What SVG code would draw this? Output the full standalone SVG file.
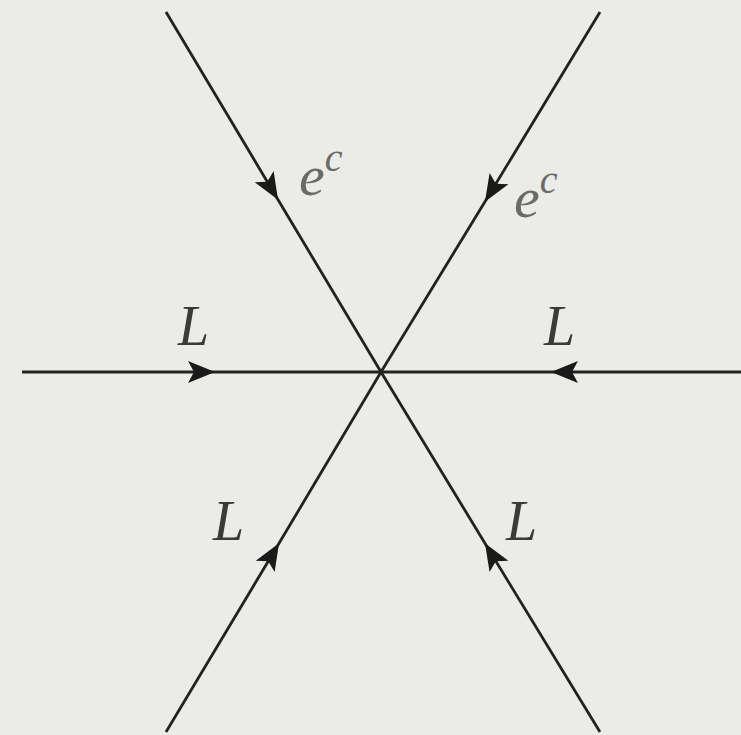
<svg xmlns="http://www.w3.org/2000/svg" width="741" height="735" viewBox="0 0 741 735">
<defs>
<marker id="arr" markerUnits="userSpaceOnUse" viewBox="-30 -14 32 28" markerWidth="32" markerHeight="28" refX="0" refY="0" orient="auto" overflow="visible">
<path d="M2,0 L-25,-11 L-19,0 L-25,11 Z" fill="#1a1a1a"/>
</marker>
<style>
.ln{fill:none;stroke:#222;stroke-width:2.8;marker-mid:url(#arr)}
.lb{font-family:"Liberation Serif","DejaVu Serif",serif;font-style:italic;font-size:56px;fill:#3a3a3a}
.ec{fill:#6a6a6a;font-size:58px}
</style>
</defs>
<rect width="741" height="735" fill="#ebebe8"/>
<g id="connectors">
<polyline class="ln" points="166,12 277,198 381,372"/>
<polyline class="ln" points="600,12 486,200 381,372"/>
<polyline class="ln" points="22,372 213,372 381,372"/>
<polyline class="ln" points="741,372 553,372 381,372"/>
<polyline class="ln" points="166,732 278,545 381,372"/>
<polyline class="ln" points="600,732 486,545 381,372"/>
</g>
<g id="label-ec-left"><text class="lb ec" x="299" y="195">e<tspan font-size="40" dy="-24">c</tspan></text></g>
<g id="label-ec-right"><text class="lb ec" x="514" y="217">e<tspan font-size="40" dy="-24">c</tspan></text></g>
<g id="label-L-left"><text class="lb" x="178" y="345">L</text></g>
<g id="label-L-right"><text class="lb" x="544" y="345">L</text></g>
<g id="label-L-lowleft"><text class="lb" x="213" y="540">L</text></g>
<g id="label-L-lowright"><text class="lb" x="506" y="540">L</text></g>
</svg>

- **Given instruction**
Leaving the pictures aside, transcribe the entire listing exactly.

- **The solution**
What SVG code would draw this? Output the full standalone SVG file.
<svg xmlns="http://www.w3.org/2000/svg" width="741" height="735" viewBox="0 0 741 735">
<defs>
<marker id="arr" markerUnits="userSpaceOnUse" viewBox="-30 -14 32 28" markerWidth="32" markerHeight="28" refX="0" refY="0" orient="auto" overflow="visible">
<path d="M2,0 L-25,-11 L-19,0 L-25,11 Z" fill="#1a1a1a"/>
</marker>
<style>
.ln{fill:none;stroke:#222;stroke-width:2.8;marker-mid:url(#arr)}
.lb{font-family:"Liberation Serif","DejaVu Serif",serif;font-style:italic;font-size:56px;fill:#3a3a3a}
.ec{fill:#6a6a6a;font-size:58px}
</style>
</defs>
<rect width="741" height="735" fill="#ebebe8"/>
<g id="connectors">
<polyline class="ln" points="166,12 277,198 381,372"/>
<polyline class="ln" points="600,12 486,200 381,372"/>
<polyline class="ln" points="22,372 213,372 381,372"/>
<polyline class="ln" points="741,372 553,372 381,372"/>
<polyline class="ln" points="166,732 278,545 381,372"/>
<polyline class="ln" points="600,732 486,545 381,372"/>
</g>
<g id="label-ec-left"><text class="lb ec" x="299" y="195">e<tspan font-size="40" dy="-24">c</tspan></text></g>
<g id="label-ec-right"><text class="lb ec" x="514" y="217">e<tspan font-size="40" dy="-24">c</tspan></text></g>
<g id="label-L-left"><text class="lb" x="178" y="345">L</text></g>
<g id="label-L-right"><text class="lb" x="544" y="345">L</text></g>
<g id="label-L-lowleft"><text class="lb" x="213" y="540">L</text></g>
<g id="label-L-lowright"><text class="lb" x="506" y="540">L</text></g>
</svg>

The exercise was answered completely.